The proposals were made in a consultation paper released by Treasury on behalf of the QAR and lead reviewer Michelle Levy, with the document stating the “current regulatory framework is a significant impediment to consumers accessing financial advice”.

“In my view a more direct and better way to regulate the provision of advice is to start precisely where the current regime does not – with the content of the advice,” Levy said in the paper.

“Consumers want good advice – not documents and processes. And advice can be more easily measured and assessed than conduct.

“What is good advice can and should be measured objectively in light of all of the relevant circumstances at the time the advice is given.

“The intention of a duty cast in this way is to focus attention directly on the consumer and the advice rather than on the provider and the process for formulating the advice.”

The paper noted a duty to give good advice created a different kind of responsibility on advisers than laws that prescribe processes and removed regulatory requirements relating to disclosure.

As part of this move, it stated financial service regulations should deal with the provision of personal advice, but no longer regulate general advice.

Personal advice will be widened to apply to whenever a recommendation or opinion is provided to a client about a financial product and, at the time the advice is provided, the advice provider has or holds information about the client’s objectives, needs or any aspect of their financial situation.

General advice would continue to be subject to general consumer protections, including the prohibition against engaging in misleading or deceptive conduct.

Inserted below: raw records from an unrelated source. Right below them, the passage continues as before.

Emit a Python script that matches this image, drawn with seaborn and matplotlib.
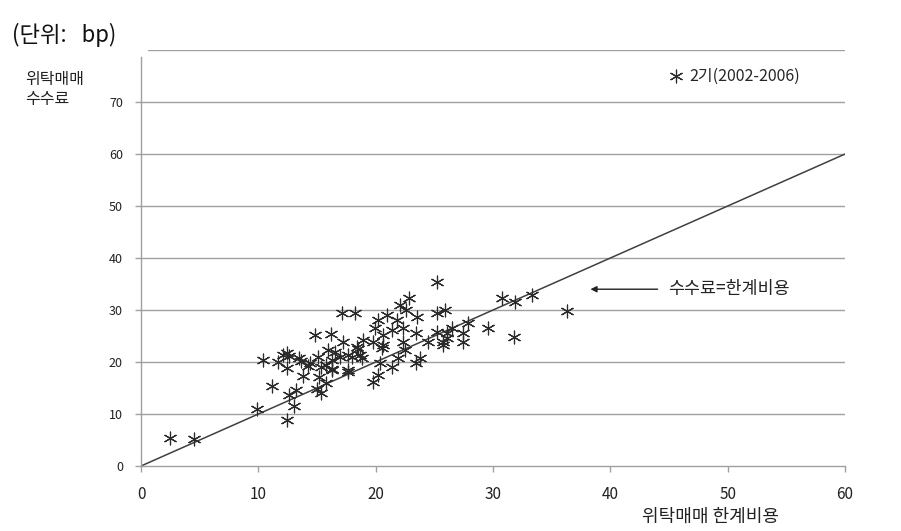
import matplotlib
matplotlib.use("Agg")
import matplotlib.pyplot as plt
import seaborn as sns
import pandas as pd

# marginal cost (x) vs. commission (y), bp
cost = [2.5, 4.5, 9.9, 12.4, 11.2, 12.6, 13.2, 13.0, 10.4, 11.7, 12.4, 12.6, 13.5, 12.4,
        13.8, 14.2, 15.1, 15.8, 15.2, 15.0, 15.3, 15.8, 16.3, 17.6, 14.8, 16.2, 17.1, 18.2,
        17.2, 15.9, 16.5, 17.6, 18.5, 18.0, 18.8, 14.4, 16.3, 15.3, 16.3, 17.6, 18.9, 19.8,
        20.6, 19.9, 20.2, 21.0, 21.8, 21.4, 20.6, 22.3, 22.3, 22.5, 22.1, 22.8, 22.6, 25.2,
        23.5, 23.4, 25.2, 25.9, 25.2, 26.1, 24.5, 25.7, 23.8, 26.5, 27.9, 27.4, 26.1, 27.4,
        25.7, 29.6, 31.8, 30.8, 31.9, 33.3, 36.3, 20.4, 21.4, 21.9, 23.4, 20.2, 19.8, 20.5,
        18.7, 17.0, 18.4, 12.1, 13.6]
fee = [5.4, 5.2, 11.0, 8.8, 15.4, 13.7, 14.6, 11.5, 20.4, 20.0, 21.7, 21.2, 20.8, 18.8,
       17.3, 19.2, 21.0, 19.4, 17.1, 14.8, 14.0, 16.0, 18.7, 18.1, 25.2, 25.4, 29.4, 29.4,
       23.8, 22.3, 21.9, 21.3, 22.5, 21.0, 20.8, 19.8, 20.4, 19.0, 18.5, 18.5, 24.2, 23.8,
       23.3, 26.5, 28.1, 29.0, 28.1, 26.2, 25.2, 26.5, 23.8, 22.3, 31.0, 32.3, 30.0, 35.4,
       28.7, 25.6, 29.4, 30.0, 25.8, 25.6, 23.8, 23.8, 20.8, 26.5, 27.5, 25.6, 24.6, 23.8,
       23.3, 26.5, 24.8, 32.3, 31.5, 32.9, 29.8, 19.8, 19.0, 20.8, 19.8, 17.5, 16.2, 22.7,
       21.3, 21.0, 22.9, 21.3, 20.2]
series_label = "2기(2002-2006)"

line_x = [0, 60]
line_y = [0, 60]
line_label = "수수료=한계비용"

x_ticks = [0, 10, 20, 30, 40, 50, 60]
y_ticks = [0, 10, 20, 30, 40, 50, 60, 70]
grid_levels = [10, 20, 30, 40, 50, 60, 70, 80]

x_title = "위탁매매 한계비용"
y_title = "위탁매매\n수수료"
unit_text = "(단위:   bp)"

sns.set_theme(style="white")
plt.rcParams["font.family"] = ["Noto Sans CJK KR", "DejaVu Sans"]

df = pd.DataFrame({"cost": cost, "fee": fee})
dline = pd.DataFrame({"x": line_x, "y": line_y})

fig = plt.figure(figsize=(9.01, 5.31), dpi=100)
ax = fig.add_axes([0.1565, 0.1224, 0.7814, 0.7834])

grid_c = "#a0a0a0"
for yv in grid_levels:
    ax.axhline(yv, color=grid_c, lw=1.0, zorder=0,
               xmin=(0.01 if yv == grid_levels[-1] else 0))

sns.lineplot(data=dline, x="x", y="y", ax=ax, color="#404040", lw=1.1,
             label="_nolegend_", zorder=2)
sns.scatterplot(data=df, x="cost", y="fee", ax=ax, marker=(6, 2, 0), s=85,
                color="#2a2a2a", linewidth=0.85, label=series_label, zorder=3)

ax.set_xlim(0, 60)
ax.set_ylim(0, 80)
ax.set_xticks(x_ticks)
ax.set_yticks(y_ticks)
ax.set_xlabel("")
ax.set_ylabel("")

for s in ["top", "right"]:
    ax.spines[s].set_visible(False)
for s in ["left", "bottom"]:
    ax.spines[s].set_color(grid_c)
    ax.spines[s].set_linewidth(1.0)
ax.spines["left"].set_bounds(0, 78.7)

ax.tick_params(axis="y", which="major", direction="out", length=4, width=1,
               color=grid_c, pad=9, labelsize=9, labelcolor="#222222", left=True)
ax.tick_params(axis="x", which="major", direction="out", length=4, width=1,
               color=grid_c, pad=10.5, labelsize=11, labelcolor="#222222", bottom=True)

leg = ax.legend(loc="center right", bbox_to_anchor=(0.945, 0.9375), frameon=False,
                handletextpad=-0.2, markerscale=1.0, fontsize=11.5, borderaxespad=0)

ax.annotate(line_label, xy=(38.3, 34.0), xytext=(44.9, 34.0),
            ha="left", va="center", fontsize=12.5, color="#222222",
            arrowprops=dict(arrowstyle="-|>", color="#222222", lw=1.0,
                            shrinkA=5, shrinkB=0, mutation_scale=9))

fig.text(0.013, 0.934, unit_text, ha="left", va="center", fontsize=16, color="#111111")
fig.text(0.028, 0.832, y_title, ha="left", va="center", fontsize=11.5, color="#222222",
         linespacing=1.2)
fig.text(0.789, 0.026, x_title, ha="center", va="center", fontsize=13, color="#222222")

fig.savefig("out.png", dpi=100)
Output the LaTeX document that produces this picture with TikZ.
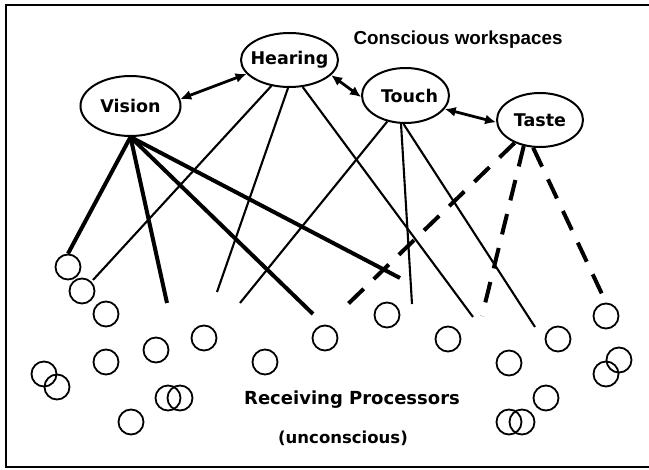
\documentclass[tikz,border=0pt]{standalone}
\usepackage{fontspec}
\setsansfont{DejaVu Sans}
\newfontfamily\headfont{Liberation Sans}
\usetikzlibrary{arrows.meta,shapes.geometric}
\begin{document}
\begin{tikzpicture}[x=1pt,y=-1pt,
  ws/.style={ellipse,draw,line width=2pt,inner sep=0pt,font=\sffamily\bfseries\fontsize{17.5}{20}\selectfont},
  proc/.style={circle,draw,line width=1.8pt,minimum size=25pt,inner sep=0pt},
  thickline/.style={line width=4pt},
  thinline/.style={line width=2.1pt},
  dashline/.style={line width=4pt,dash pattern=on 21pt off 14pt},
  link/.style={line width=2.8pt,{Latex[length=11pt,width=10pt]}-{Latex[length=11pt,width=10pt]}},
  frameline/.style={line width=2.4pt},
  caption/.style={anchor=base,inner sep=0pt,font=\sffamily\bfseries\fontsize{18}{20}\selectfont},
  headline/.style={anchor=base,inner sep=0pt,font=\headfont\bfseries\fontsize{18.8}{21}\selectfont}
]
\fill[white] (0,0) rectangle (649,470);
\useasboundingbox (0,0) rectangle (649,470);
\draw[frameline] (649,5) -- (6,5) -- (6,467) -- (649,467);

% workspaces
\node[ws,minimum width=100pt,minimum height=60pt] (vision) at (130.5,106) {\makebox[0pt]{Vision}};
\node[ws,minimum width=97pt,minimum height=54pt] (hearing) at (289.5,60) {\makebox[0pt]{Hearing}};
\node[ws,minimum width=87pt,minimum height=55pt] (touch) at (405.5,95.5) {\makebox[0pt]{\hspace*{8pt}Touch}};
\node[ws,minimum width=86pt,minimum height=54pt] (taste) at (540,120) {\makebox[0pt]{Taste}};

\node[headline] (title) at (458,44.5) {Conscious workspaces};
\node[caption] (recv) at (352,405) {Receiving Processors};
\node[caption,font=\sffamily\bfseries\fontsize{16.5}{20}\selectfont] (uncon) at (343,444) {(unconscious)};

% receiving processors
\foreach \n/\x/\y in {c1/68/267, c2/82/291, c3/106/314, c4/106/362, c5/156/350,
  c6/204/338, c7/265/362, c8/44/374, c9/57/387, c10/168/398, c11/180/398,
  c12/131/422, c13/325/338, c14/387/315, c15/448/339, c16/509/363,
  c17/558/339, c18/546/398, c19/509/422, c20/522/422, c21/606/316,
  c22/606/374, c23/619/360}
  \node[proc] (\n) at (\x,\y) {};

% free ends
\coordinate (v2) at (167,303);
\coordinate (v3) at (313,314);
\coordinate (v4) at (400,278);
\coordinate (h1) at (93,280);
\coordinate (h2) at (217,292);
\coordinate (h3) at (473,317);
\coordinate (t1) at (240,303);
\coordinate (t2) at (412,304);
\coordinate (t3) at (535,327);
\coordinate (d1) at (348,304);
\coordinate (d2) at (482,316);

% vision connections
\draw[thickline] (vision.south) -- (c1.north);
\draw[thickline] (vision.south) -- (v2);
\draw[thickline] (vision.south) -- (v3);
\draw[thickline] (vision.south) -- (v4);
% hearing connections
\draw[thinline] (hearing.235) -- (h1);
\draw[thinline] (hearing.267) -- (h2);
\draw[thinline] (hearing.296) -- (h3);
% touch connections
\draw[thinline] (touch.235) -- (t1);
\draw[thinline] (touch.261) -- (t2);
\draw[thinline] (touch.266) -- (t3);
% taste connections
\draw[dashline] (taste.222) -- (d1);
\draw[dashline] (taste.238) -- (d2);
\draw[dashline] (taste.256) -- (c21.north);

% links between workspaces
\draw[link] (vision.8) -- (hearing.198);
\draw[link] (hearing.340) -- (touch.182);
\draw[link] (touch.341) -- (taste.183);
\end{tikzpicture}
\end{document}
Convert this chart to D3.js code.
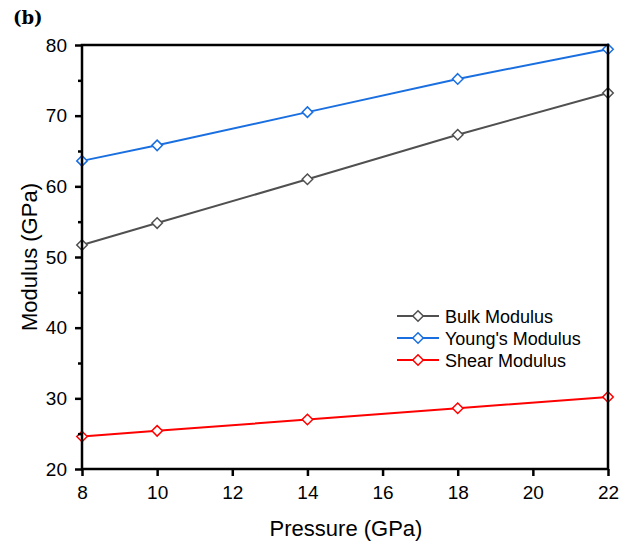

The paper added ‘good advice’ “is advice that would be reasonably likely to benefit the client, having regard to the information that is available to the provider at the time the advice is provided”.

“The obligation to provide ‘good advice’ would replace the best interests duty, the appropriate advice duty, the duty to warn the client and the duty of priority in chapter seven of the Corporations Act.”

Additionally, SOAs and records of advice will be replaced with forms of advice that advice providers would decide best suit their clients, with continuing obligations to retain complete records of advice and provide those to clients on request.

The paper noted these proposals were not final and further submissions, beyond the 3300 already received from advisers, could be made to the QAR by 23 September.